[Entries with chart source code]
--- Begin ---

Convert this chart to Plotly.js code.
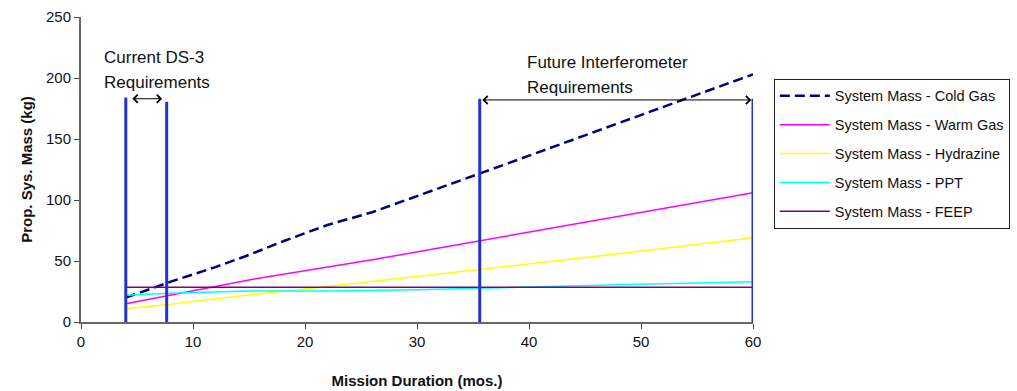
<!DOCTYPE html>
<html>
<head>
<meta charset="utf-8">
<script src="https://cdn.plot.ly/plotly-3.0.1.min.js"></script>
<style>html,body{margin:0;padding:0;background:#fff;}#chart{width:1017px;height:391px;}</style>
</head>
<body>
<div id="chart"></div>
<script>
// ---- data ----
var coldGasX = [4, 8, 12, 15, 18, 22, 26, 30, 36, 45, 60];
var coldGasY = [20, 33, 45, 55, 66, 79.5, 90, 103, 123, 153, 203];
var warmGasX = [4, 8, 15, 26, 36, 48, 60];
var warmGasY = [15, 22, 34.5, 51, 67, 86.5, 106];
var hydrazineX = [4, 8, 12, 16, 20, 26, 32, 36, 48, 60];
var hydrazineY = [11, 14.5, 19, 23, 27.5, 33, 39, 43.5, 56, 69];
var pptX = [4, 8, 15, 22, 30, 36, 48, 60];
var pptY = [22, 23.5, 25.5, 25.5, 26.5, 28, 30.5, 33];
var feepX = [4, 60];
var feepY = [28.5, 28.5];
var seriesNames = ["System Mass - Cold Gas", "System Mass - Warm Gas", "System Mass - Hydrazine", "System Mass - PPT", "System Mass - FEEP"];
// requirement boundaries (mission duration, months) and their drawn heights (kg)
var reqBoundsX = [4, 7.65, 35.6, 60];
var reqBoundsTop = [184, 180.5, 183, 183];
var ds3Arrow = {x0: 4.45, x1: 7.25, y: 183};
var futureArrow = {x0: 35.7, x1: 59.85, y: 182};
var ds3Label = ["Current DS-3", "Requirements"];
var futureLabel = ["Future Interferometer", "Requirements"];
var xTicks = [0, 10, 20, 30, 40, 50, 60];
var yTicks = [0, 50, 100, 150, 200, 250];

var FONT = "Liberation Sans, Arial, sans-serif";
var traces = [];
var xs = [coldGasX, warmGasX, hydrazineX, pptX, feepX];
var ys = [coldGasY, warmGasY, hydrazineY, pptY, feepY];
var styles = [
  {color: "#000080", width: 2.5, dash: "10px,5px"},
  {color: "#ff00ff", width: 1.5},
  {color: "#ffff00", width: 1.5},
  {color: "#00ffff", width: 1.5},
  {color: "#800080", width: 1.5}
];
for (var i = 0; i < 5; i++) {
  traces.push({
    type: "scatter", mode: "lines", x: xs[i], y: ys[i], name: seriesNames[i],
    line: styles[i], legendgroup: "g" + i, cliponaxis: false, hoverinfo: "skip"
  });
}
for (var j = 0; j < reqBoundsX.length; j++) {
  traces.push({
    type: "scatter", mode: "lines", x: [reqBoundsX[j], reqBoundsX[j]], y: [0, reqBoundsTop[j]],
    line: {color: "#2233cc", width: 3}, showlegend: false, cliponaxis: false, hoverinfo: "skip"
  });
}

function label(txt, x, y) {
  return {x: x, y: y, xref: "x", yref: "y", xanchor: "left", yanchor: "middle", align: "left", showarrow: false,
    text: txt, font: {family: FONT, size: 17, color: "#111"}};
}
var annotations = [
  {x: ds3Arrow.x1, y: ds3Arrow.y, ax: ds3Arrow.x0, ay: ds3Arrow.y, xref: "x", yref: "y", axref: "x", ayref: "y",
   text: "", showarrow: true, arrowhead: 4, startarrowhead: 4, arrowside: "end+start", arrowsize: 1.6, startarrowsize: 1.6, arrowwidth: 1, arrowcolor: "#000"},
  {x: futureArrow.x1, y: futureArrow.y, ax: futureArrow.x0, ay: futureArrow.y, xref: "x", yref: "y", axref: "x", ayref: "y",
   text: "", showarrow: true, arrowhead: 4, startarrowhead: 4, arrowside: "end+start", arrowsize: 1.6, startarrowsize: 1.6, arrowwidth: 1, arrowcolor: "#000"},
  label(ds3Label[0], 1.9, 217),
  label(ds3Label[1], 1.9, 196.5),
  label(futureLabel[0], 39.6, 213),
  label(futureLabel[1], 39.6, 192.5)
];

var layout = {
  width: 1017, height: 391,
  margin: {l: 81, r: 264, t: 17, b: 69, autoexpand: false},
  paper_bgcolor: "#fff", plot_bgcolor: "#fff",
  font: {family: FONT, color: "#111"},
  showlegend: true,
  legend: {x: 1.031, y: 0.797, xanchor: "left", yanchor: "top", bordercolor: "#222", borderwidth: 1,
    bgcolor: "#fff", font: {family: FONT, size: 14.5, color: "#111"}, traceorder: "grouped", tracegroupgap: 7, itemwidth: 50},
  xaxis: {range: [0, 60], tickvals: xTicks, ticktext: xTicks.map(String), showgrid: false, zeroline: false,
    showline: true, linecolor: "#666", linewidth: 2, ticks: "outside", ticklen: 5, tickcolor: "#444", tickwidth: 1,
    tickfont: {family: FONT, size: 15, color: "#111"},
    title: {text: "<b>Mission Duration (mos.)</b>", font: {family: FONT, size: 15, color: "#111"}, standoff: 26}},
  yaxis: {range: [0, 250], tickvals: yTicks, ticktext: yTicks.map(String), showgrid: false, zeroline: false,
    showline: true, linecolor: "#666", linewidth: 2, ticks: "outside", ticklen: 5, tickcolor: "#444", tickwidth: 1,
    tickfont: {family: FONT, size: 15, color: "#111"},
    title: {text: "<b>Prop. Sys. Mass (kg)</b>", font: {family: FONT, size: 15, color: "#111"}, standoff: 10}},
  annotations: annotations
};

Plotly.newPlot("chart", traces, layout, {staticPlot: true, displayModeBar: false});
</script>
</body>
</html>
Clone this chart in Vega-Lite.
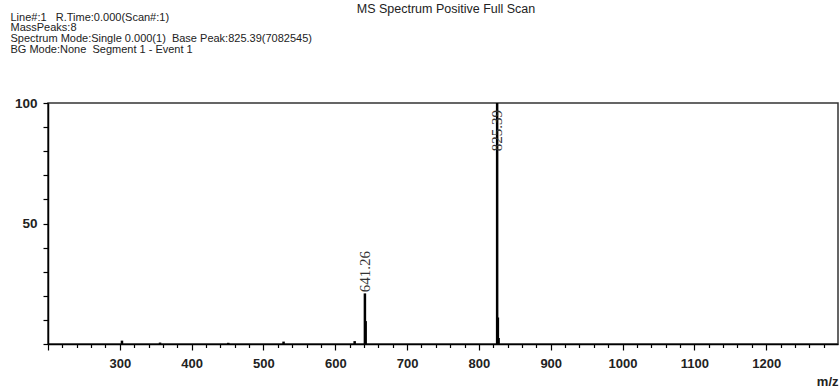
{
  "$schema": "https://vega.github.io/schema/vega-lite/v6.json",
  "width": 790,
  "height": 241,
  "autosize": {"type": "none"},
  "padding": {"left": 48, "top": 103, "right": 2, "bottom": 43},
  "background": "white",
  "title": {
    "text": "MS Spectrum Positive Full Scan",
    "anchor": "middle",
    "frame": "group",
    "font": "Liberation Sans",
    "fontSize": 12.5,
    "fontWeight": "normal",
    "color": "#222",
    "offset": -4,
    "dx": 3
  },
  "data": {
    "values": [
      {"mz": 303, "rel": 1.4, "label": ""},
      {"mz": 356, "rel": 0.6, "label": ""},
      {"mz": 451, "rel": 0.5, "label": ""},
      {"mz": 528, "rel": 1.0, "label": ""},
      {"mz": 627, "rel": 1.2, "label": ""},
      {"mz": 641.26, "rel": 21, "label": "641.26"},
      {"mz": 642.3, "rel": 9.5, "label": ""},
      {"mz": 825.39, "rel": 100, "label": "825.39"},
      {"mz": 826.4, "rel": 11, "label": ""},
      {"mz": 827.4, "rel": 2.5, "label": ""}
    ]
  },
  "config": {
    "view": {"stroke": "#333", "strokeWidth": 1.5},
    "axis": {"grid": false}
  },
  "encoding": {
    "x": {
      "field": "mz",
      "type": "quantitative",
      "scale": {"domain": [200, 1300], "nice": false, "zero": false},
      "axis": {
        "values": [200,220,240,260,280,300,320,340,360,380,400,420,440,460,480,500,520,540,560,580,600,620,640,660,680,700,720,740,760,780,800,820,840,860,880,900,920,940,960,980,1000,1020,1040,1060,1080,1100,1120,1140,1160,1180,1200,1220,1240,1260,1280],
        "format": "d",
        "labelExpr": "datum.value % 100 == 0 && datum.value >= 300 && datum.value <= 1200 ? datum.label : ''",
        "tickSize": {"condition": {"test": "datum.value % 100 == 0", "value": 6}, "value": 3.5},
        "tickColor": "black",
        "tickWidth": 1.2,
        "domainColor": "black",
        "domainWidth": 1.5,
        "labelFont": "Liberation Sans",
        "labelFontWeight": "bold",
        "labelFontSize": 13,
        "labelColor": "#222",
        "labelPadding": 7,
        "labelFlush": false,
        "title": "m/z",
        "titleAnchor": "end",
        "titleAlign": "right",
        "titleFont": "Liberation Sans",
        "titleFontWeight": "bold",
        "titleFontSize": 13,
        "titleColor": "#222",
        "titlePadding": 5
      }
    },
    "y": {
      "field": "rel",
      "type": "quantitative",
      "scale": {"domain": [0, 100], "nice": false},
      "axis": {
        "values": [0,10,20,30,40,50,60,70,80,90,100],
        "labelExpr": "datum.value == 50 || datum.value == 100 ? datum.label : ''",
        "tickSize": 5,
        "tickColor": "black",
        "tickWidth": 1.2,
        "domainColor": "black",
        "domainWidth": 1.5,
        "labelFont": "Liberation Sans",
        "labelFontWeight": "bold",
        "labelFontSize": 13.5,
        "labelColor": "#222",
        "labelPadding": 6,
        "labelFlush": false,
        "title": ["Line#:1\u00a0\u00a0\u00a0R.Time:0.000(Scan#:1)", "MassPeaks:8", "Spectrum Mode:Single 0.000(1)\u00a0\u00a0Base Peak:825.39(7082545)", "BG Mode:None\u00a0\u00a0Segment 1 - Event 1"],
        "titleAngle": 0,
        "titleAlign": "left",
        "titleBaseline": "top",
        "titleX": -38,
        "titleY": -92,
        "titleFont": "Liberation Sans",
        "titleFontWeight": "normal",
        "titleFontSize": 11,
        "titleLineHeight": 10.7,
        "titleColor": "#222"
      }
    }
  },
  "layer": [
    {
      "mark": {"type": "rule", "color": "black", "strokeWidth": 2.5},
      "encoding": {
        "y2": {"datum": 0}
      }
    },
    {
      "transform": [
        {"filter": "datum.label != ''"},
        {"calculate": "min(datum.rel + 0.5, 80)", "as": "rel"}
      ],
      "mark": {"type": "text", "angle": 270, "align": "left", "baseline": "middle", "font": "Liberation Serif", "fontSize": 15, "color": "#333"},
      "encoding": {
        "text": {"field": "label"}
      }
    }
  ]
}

--- End ---

Set exercise.
Scan the listing above and identify each line holding the string "this"; copy every such line.

Expected answer.
Convert this chart to Plotly.js code.
Clone this chart in Vega-Lite.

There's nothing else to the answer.